Mais comment un tel résultat ne produit-il pas un immense coup de tonnerre ? Comment, avec le septième PIB mondial, le plus grand ratio de dépenses publiques par habitant, et le premier budget de l’État consacré à l’éducation, avons-nous pu arriver à cette dernière place ? Dans un pays normal, les pouvoirs publics devraient s’expliquer, le gouvernement aurait à rendre des comptes, les principaux cadres seraient remplacés – dans le public comme dans le privé. Bien sûr, le temps de l’éducation est un temps long, et cette dernière place est le résultat de politiques menées par les gouvernements successifs depuis des années maintenant, gauche et droite confondues, ancien et nouveau monde. Il serait trop facile d’en tirer prétexte pour conclure à l’irresponsabilité générale. Une faillite d’une telle ampleur devrait conduire ceux qui assument le commandement à présenter leur démission – surtout lorsqu’ils occupent les plus hautes fonctions de ce ministère depuis bien longtemps, comme notre ministre actuel… Quand on participe au pilotage de l’éducation nationale depuis quinze ans, comment peut-on ne pas se sentir comptable d’un échec aussi absolu ?

Seulement voilà : nous ne sommes pas dans un pays normal. La seule chose qui compte vraiment, dans la France de 2020, c’est que ça ne fasse « pas de vagues ». Le silence feutré qui a accueilli ces résultats n’est qu’un avatar de plus de cette injonction désormais bien connue, renvoyée depuis trop longtemps aux professeurs qui sur le terrain osaient tirer le signal d’alarme. L’Éducation nationale est passée maître dans l’art d’étouffer les problèmes : les enquêtes internationales qui se suivent montrent toutes l’effondrement du niveau de nos élèves, mais le taux de réussite et de mentions au bac n’a jamais été aussi important.
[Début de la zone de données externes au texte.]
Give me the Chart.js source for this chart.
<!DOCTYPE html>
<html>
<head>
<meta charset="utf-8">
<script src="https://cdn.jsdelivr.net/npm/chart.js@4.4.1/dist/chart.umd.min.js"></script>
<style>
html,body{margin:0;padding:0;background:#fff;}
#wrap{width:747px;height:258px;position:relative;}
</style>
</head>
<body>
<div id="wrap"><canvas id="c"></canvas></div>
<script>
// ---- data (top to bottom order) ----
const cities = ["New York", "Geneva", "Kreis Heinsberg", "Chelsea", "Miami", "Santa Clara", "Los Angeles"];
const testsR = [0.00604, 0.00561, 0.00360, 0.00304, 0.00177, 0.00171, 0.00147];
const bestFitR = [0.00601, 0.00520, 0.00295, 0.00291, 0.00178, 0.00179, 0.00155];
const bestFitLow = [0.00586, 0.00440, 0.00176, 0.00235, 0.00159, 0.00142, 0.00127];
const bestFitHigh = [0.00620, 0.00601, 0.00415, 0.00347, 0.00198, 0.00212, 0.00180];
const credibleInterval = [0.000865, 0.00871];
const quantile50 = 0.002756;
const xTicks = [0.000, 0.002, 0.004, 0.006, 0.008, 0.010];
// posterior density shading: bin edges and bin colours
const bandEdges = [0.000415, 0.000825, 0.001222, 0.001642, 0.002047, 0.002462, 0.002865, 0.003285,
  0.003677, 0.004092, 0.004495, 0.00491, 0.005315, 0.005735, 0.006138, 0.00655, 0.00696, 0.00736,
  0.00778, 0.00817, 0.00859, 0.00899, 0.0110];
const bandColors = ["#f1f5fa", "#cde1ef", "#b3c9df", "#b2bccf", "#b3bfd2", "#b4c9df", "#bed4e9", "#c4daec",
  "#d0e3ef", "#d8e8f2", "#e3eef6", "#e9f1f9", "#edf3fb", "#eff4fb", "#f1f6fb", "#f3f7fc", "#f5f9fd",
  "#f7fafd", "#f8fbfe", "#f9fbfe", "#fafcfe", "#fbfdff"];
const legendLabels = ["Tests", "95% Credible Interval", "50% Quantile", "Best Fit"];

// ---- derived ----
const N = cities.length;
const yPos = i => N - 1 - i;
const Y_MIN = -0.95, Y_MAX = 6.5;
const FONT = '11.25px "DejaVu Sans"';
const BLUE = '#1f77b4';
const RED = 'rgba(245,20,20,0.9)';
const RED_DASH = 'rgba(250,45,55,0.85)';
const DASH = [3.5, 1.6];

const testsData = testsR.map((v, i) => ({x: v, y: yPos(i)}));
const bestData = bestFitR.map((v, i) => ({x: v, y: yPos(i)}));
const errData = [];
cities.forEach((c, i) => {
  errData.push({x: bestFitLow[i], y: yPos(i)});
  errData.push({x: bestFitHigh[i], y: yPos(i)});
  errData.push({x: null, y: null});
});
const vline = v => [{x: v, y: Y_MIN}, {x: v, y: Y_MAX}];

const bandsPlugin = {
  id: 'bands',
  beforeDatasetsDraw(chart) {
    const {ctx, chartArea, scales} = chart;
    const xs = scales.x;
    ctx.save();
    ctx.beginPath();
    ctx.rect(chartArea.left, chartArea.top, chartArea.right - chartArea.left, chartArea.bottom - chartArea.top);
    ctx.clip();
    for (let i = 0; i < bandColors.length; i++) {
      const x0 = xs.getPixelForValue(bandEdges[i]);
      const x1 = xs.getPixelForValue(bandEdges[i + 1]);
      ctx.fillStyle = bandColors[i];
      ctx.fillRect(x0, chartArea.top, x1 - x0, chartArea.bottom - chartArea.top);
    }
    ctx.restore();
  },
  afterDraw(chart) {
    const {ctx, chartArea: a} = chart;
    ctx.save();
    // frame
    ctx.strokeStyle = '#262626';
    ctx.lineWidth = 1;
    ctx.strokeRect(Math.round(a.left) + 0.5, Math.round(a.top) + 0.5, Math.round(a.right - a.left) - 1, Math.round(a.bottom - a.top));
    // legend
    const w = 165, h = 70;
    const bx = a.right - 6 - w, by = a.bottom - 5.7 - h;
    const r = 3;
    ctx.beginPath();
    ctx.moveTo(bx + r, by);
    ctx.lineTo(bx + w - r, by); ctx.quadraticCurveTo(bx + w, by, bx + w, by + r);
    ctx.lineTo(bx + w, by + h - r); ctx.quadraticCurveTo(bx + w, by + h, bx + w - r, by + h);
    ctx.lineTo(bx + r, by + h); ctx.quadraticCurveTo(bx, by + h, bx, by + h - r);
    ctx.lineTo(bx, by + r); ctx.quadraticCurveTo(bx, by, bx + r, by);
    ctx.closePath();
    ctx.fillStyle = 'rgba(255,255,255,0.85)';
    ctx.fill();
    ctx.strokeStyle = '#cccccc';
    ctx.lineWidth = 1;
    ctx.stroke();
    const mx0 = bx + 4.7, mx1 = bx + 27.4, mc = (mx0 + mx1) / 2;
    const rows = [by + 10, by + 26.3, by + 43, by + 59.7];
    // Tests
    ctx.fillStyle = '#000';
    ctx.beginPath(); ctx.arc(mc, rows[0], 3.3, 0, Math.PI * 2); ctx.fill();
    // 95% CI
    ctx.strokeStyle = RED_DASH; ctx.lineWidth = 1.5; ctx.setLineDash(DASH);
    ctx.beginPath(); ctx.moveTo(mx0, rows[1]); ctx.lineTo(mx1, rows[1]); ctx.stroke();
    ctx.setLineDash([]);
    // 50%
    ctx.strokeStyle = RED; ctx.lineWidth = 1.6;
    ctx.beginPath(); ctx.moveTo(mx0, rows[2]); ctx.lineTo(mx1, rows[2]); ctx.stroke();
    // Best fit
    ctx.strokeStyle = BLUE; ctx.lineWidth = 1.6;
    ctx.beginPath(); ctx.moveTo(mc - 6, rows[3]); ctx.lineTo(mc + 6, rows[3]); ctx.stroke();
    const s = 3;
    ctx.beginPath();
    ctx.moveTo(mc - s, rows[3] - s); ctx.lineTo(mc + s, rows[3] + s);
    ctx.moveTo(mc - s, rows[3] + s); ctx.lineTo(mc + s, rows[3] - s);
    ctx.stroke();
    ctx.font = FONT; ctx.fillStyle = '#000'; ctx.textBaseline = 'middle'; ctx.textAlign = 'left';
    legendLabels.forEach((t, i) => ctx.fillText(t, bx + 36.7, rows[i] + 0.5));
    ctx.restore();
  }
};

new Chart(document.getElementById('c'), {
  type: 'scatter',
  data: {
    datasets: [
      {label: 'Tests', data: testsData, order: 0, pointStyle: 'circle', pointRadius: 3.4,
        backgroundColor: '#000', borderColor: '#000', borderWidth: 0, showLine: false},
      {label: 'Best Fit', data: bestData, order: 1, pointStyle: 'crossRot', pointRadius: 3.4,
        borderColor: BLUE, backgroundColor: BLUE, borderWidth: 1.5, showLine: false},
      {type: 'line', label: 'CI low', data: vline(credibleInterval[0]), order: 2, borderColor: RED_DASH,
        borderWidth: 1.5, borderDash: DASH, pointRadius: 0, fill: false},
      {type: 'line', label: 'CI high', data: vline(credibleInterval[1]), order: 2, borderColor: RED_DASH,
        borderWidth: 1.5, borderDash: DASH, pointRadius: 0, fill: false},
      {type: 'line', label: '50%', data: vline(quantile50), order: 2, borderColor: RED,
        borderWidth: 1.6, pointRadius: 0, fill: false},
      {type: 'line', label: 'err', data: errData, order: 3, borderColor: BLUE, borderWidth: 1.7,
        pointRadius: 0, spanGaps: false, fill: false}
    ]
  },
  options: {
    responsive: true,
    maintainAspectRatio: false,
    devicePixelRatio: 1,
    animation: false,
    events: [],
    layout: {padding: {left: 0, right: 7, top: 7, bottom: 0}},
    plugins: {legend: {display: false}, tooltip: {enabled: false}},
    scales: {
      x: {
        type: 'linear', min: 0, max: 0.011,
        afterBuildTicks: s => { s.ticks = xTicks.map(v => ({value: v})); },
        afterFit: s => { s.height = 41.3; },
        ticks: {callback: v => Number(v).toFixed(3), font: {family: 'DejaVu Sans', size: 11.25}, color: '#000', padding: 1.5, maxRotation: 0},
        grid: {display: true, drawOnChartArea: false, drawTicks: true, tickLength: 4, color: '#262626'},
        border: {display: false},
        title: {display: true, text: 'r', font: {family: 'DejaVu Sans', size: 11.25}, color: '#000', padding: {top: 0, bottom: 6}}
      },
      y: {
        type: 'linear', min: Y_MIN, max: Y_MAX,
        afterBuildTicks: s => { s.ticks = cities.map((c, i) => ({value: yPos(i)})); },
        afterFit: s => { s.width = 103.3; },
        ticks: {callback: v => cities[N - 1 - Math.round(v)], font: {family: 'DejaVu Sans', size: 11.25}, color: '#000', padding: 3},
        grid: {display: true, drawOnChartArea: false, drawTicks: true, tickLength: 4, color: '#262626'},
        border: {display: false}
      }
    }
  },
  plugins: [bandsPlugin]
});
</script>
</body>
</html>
Faute de sauver les enfants, on sauve au moins les apparences. Faute de sauver les professeurs aussi : l’Inspection générale publiait cette semaine son rapport sur l’attentat islamiste contre Samuel Paty. Le rapport s’intitule, euphémisme administratif irréel, « Enquête sur les évènements survenus au collège du Bois d’Aulne ». Les auteurs ont sans doute voulu éviter de pousser jusqu’à « incidents » ou « problèmes » : « évènements » devait suffire. Quant au nom du professeur assassiné, il a été oublié. Au même moment, le ministère publiait une annonce pour recruter un professeur d’histoire dans ce collège… sur le site de Pôle Emploi. Compétence requise : « gestion du stress ». Il ne faudrait pas faire de vagues.
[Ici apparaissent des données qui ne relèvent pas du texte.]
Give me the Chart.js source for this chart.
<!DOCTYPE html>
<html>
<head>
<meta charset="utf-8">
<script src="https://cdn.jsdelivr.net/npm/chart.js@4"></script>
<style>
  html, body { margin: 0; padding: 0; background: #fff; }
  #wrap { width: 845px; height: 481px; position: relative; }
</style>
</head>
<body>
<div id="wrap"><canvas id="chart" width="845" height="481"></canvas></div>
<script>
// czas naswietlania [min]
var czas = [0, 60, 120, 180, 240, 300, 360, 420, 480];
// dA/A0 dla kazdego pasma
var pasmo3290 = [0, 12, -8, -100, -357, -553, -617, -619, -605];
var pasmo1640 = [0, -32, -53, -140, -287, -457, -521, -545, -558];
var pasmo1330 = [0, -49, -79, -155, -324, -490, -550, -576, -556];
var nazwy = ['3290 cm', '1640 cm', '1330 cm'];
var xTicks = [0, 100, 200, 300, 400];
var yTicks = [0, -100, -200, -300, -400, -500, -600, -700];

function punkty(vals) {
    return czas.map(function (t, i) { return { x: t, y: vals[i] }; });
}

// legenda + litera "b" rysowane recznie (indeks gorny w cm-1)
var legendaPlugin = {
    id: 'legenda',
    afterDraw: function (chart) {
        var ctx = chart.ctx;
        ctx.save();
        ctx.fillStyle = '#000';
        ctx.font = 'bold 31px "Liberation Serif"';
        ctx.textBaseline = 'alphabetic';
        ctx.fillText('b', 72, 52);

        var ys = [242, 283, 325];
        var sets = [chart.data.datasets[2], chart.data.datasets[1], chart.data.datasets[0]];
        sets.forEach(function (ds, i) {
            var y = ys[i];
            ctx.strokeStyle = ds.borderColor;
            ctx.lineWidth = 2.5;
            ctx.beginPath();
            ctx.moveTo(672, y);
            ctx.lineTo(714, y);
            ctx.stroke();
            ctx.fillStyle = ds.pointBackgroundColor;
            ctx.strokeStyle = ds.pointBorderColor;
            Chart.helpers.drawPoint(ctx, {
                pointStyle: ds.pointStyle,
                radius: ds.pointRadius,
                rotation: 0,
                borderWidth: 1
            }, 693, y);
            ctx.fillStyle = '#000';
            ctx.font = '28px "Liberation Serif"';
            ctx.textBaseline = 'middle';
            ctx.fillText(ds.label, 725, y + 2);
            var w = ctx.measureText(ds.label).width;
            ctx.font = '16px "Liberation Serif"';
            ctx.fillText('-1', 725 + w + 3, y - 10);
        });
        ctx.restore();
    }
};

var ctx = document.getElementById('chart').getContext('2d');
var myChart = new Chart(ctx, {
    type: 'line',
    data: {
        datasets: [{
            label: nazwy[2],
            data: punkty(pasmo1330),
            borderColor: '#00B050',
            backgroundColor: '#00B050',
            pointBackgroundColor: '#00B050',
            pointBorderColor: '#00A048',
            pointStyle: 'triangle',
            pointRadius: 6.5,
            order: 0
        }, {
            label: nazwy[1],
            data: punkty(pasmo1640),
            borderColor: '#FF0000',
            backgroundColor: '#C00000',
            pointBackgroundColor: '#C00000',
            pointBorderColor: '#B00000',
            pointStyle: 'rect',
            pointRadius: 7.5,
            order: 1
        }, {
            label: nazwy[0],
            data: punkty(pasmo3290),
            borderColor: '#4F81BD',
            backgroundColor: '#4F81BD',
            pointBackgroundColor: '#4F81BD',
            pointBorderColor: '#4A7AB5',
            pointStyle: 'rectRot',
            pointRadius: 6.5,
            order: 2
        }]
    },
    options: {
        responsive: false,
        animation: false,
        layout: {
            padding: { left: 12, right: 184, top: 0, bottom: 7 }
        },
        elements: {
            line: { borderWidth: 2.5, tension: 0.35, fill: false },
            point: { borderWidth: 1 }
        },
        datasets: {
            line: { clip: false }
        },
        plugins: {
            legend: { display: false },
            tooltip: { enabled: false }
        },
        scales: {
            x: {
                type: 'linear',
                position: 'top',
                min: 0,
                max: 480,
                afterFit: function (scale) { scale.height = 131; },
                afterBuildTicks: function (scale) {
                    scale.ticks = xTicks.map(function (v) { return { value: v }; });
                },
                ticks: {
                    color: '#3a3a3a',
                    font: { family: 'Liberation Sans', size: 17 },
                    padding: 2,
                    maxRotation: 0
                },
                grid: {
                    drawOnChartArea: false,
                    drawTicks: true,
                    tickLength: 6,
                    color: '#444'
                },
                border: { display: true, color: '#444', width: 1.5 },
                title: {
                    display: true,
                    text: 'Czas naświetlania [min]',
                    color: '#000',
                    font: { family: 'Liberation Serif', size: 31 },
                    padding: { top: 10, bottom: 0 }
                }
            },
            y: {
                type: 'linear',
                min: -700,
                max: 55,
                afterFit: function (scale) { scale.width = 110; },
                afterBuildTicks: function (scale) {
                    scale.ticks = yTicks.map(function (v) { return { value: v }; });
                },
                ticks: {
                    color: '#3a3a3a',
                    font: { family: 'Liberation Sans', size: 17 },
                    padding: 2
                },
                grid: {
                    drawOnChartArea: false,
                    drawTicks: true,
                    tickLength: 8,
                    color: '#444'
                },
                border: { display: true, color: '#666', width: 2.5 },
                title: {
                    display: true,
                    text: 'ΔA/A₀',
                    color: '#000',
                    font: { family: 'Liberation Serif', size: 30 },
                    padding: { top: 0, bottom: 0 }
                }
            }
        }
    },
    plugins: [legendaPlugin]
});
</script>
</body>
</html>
Ce qui se joue, derrière l’effondrement de notre système éducatif, ce sont des vies empêchées, des talents privés des conditions de leur accomplissement, plusieurs générations déshéritées de l’essentiel […]. Et c’est la société que l’on condamne à la déraison commune, les aveuglements d’aujourd’hui préparant les violences de demain. Sur l’inculture prospèrent toutes les formes de barbarie – de celles qui font de dangereuses vagues…

On pourrait énumérer très longtemps les symptômes de ce délitement général ; tellement de faits – qui pour certains feraient presque sourire, tant ils confinent à l’absurde, s’ils n’étaient si graves, au fond. Car ce qui se joue, derrière l’effondrement de notre système éducatif, ce sont des vies empêchées, des talents privés des conditions de leur accomplissement, plusieurs générations déshéritées de l’essentiel ; c’est Fermat qu’on assassine, bien des talents pourtant prêts à prolonger la science autant que la littérature mais qui, privés du savoir indispensable à leur éclosion, ignoreront toute leur vie jusqu’à leurs propres capacités. C’est notre pays démuni des savants, des inventeurs, des découvreurs du futur. Et c’est la société que l’on condamne à la déraison commune, les aveuglements d’aujourd’hui préparant les violences de demain. Sur l’inculture prospèrent toutes les formes de barbarie – de celles qui font de dangereuses vagues… Il est temps de réagir, si nous ne voulons pas sombrer.